Omit all pictures. Copy the rest of the material exactly.

═══ Data lines ═══

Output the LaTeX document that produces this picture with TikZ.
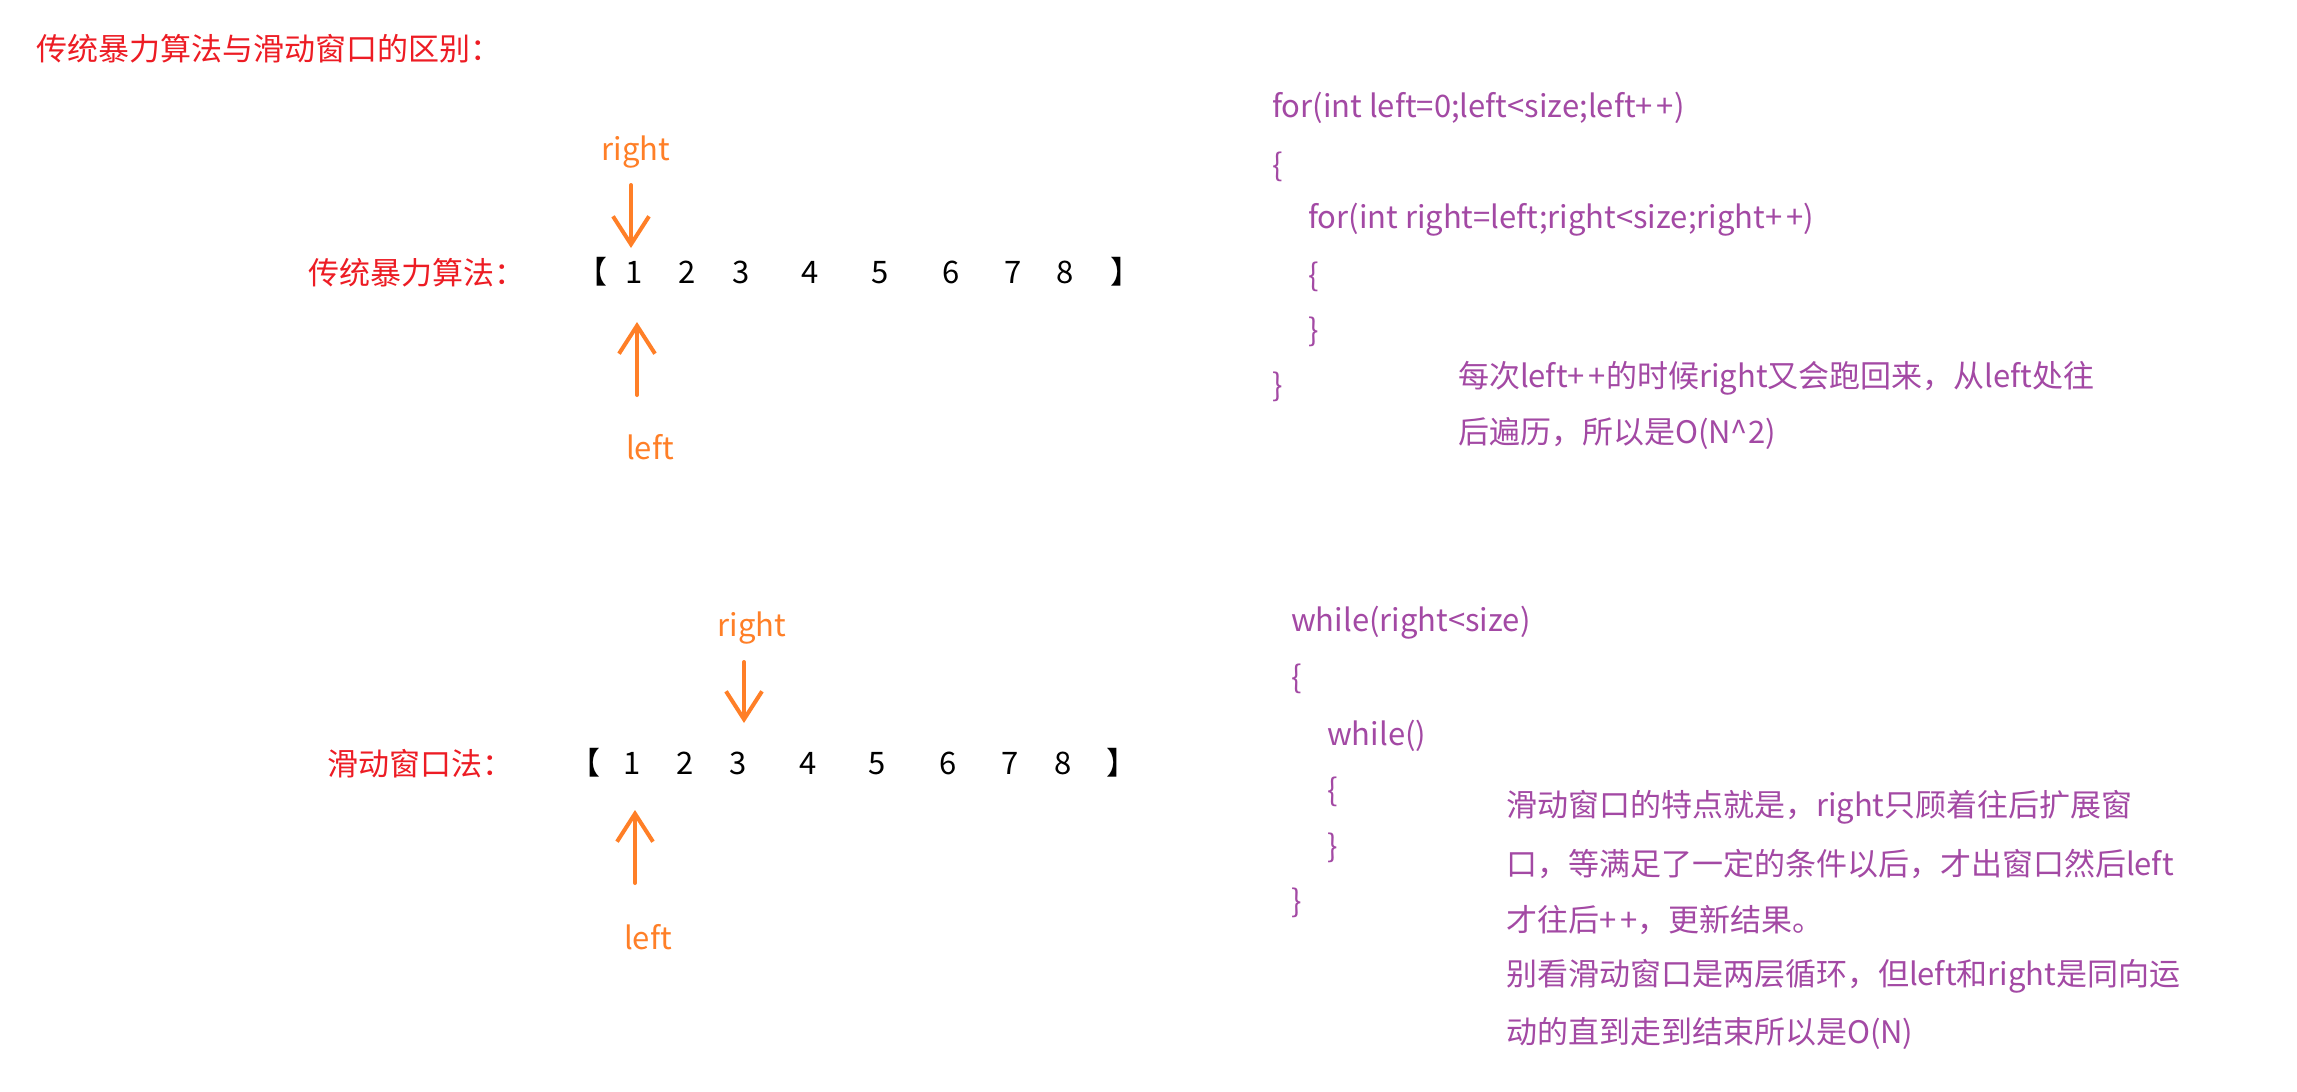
\documentclass[tikz,border=0pt]{standalone}
\usepackage{fontspec}
\setmainfont{Noto Sans CJK SC}
\usetikzlibrary{arrows.meta}
\definecolor{tred}{RGB}{237,28,36}
\definecolor{torange}{RGB}{255,127,39}
\definecolor{tpurple}{RGB}{163,73,164}
\newcommand{\pp}{+\kern4pt+}
\begin{document}
\begin{tikzpicture}[x=1pt,y=-1pt,
  every node/.style={inner sep=0pt, outer sep=0pt, font=\fontsize{31}{37}\selectfont},
  titletext/.style={text=tred, anchor=west},
  ptr/.style={text=torange},
  num/.style={text=black, anchor=base},
  code/.style={text=tpurple, anchor=west},
  arr/.style={draw=torange, line width=4pt, line cap=round,
    -{Straight Barb[length=28pt,width=36pt]}}]
\fill[white] (0,0) rectangle (2297,1092);
\useasboundingbox (0,0) rectangle (2297,1092);

% title
\node[titletext] (title) at (36,49) {传统暴力算法与滑动窗口的区别：};

% ---------- row 1 ----------
\node[titletext] (lab1) at (308,273) {传统暴力算法：};
\node[num] (a0) at (592,283) {【};
\foreach \n/\x in {1/634,2/687,3/741,4/810,5/880,6/951,7/1013,8/1065}
  \node[num] (a\n) at (\x,283) {\n};
\node[num] (a9) at (1126,283) {】};
\node[ptr] (rA) at (636,152) {right};
\node[ptr] (lA) at (650,447) {left};
\coordinate (ta) at (631,185);
\coordinate (tb) at (637,395);
\draw[arr] (ta) -- (ta |- 0,248);
\draw[arr] (tb) -- (tb |- 0,322);

% ---------- row 2 ----------
\node[titletext] (lab2) at (327,764) {滑动窗口法：};
\node[num] (b0) at (585,774) {【};
\foreach \n/\x in {1/632,2/685,3/738,4/808,5/877,6/948,7/1010,8/1063}
  \node[num] (b\n) at (\x,774) {\n};
\node[num] (b9) at (1122,774) {】};
\node[ptr] (rB) at (752,628) {right};
\node[ptr] (lB) at (648,937) {left};
\coordinate (tc) at (744,662);
\coordinate (td) at (635,883);
\draw[arr] (tc) -- (tc |- 0,723);
\draw[arr] (td) -- (td |- 0,810);

% ---------- code 1 ----------
\node[code] (c1) at (1272,108) {for(int left=0;left<size;left\pp)};
\node[code] (c2) at (1272,167) {\{};
\node[code] (c3) at (1308,220) {for(int right=left;right<size;right\pp)};
\node[code] (c4) at (1308,277) {\{};
\node[code] (c5) at (1308,332) {\}};
\node[code] (c6) at (1272,387) {\}};
\node[code] (m1) at (1458,378) {每次left\pp 的时候right又会跑回来，从left处往};
\node[code] (m2) at (1458,433) {后遍历，所以是O(N\^{}2)};

% ---------- code 2 ----------
\node[code] (d1) at (1291,623) {while(right<size)};
\node[code] (d2) at (1291,679) {\{};
\node[code] (d3) at (1327,736) {while()};
\node[code] (d4) at (1327,792) {\{};
\node[code] (d5) at (1327,848) {\}};
\node[code] (d6) at (1291,903) {\}};
\node[code] (k1) at (1506,807) {滑动窗口的特点就是，right只顾着往后扩展窗};
\node[code] (k2) at (1506,864) {口，等满足了一定的条件以后，才出窗口然后left};
\node[code] (k3) at (1506,920) {才往后\pp，更新结果。};
\node[code] (k4) at (1506,976) {别看滑动窗口是两层循环，但left和right是同向运};
\node[code] (k5) at (1506,1033) {动的直到走到结束所以是O(N)};
\end{tikzpicture}
\end{document}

═══

▸ **Full answer**:
Output the LaTeX document that produces this picture with TikZ.
\documentclass[tikz,border=0pt]{standalone}
\usepackage{fontspec}
\setmainfont{Noto Sans CJK SC}
\usetikzlibrary{arrows.meta}
\definecolor{tred}{RGB}{237,28,36}
\definecolor{torange}{RGB}{255,127,39}
\definecolor{tpurple}{RGB}{163,73,164}
\newcommand{\pp}{+\kern4pt+}
\begin{document}
\begin{tikzpicture}[x=1pt,y=-1pt,
  every node/.style={inner sep=0pt, outer sep=0pt, font=\fontsize{31}{37}\selectfont},
  titletext/.style={text=tred, anchor=west},
  ptr/.style={text=torange},
  num/.style={text=black, anchor=base},
  code/.style={text=tpurple, anchor=west},
  arr/.style={draw=torange, line width=4pt, line cap=round,
    -{Straight Barb[length=28pt,width=36pt]}}]
\fill[white] (0,0) rectangle (2297,1092);
\useasboundingbox (0,0) rectangle (2297,1092);

% title
\node[titletext] (title) at (36,49) {传统暴力算法与滑动窗口的区别：};

% ---------- row 1 ----------
\node[titletext] (lab1) at (308,273) {传统暴力算法：};
\node[num] (a0) at (592,283) {【};
\foreach \n/\x in {1/634,2/687,3/741,4/810,5/880,6/951,7/1013,8/1065}
  \node[num] (a\n) at (\x,283) {\n};
\node[num] (a9) at (1126,283) {】};
\node[ptr] (rA) at (636,152) {right};
\node[ptr] (lA) at (650,447) {left};
\coordinate (ta) at (631,185);
\coordinate (tb) at (637,395);
\draw[arr] (ta) -- (ta |- 0,248);
\draw[arr] (tb) -- (tb |- 0,322);

% ---------- row 2 ----------
\node[titletext] (lab2) at (327,764) {滑动窗口法：};
\node[num] (b0) at (585,774) {【};
\foreach \n/\x in {1/632,2/685,3/738,4/808,5/877,6/948,7/1010,8/1063}
  \node[num] (b\n) at (\x,774) {\n};
\node[num] (b9) at (1122,774) {】};
\node[ptr] (rB) at (752,628) {right};
\node[ptr] (lB) at (648,937) {left};
\coordinate (tc) at (744,662);
\coordinate (td) at (635,883);
\draw[arr] (tc) -- (tc |- 0,723);
\draw[arr] (td) -- (td |- 0,810);

% ---------- code 1 ----------
\node[code] (c1) at (1272,108) {for(int left=0;left<size;left\pp)};
\node[code] (c2) at (1272,167) {\{};
\node[code] (c3) at (1308,220) {for(int right=left;right<size;right\pp)};
\node[code] (c4) at (1308,277) {\{};
\node[code] (c5) at (1308,332) {\}};
\node[code] (c6) at (1272,387) {\}};
\node[code] (m1) at (1458,378) {每次left\pp 的时候right又会跑回来，从left处往};
\node[code] (m2) at (1458,433) {后遍历，所以是O(N\^{}2)};

% ---------- code 2 ----------
\node[code] (d1) at (1291,623) {while(right<size)};
\node[code] (d2) at (1291,679) {\{};
\node[code] (d3) at (1327,736) {while()};
\node[code] (d4) at (1327,792) {\{};
\node[code] (d5) at (1327,848) {\}};
\node[code] (d6) at (1291,903) {\}};
\node[code] (k1) at (1506,807) {滑动窗口的特点就是，right只顾着往后扩展窗};
\node[code] (k2) at (1506,864) {口，等满足了一定的条件以后，才出窗口然后left};
\node[code] (k3) at (1506,920) {才往后\pp，更新结果。};
\node[code] (k4) at (1506,976) {别看滑动窗口是两层循环，但left和right是同向运};
\node[code] (k5) at (1506,1033) {动的直到走到结束所以是O(N)};
\end{tikzpicture}
\end{document}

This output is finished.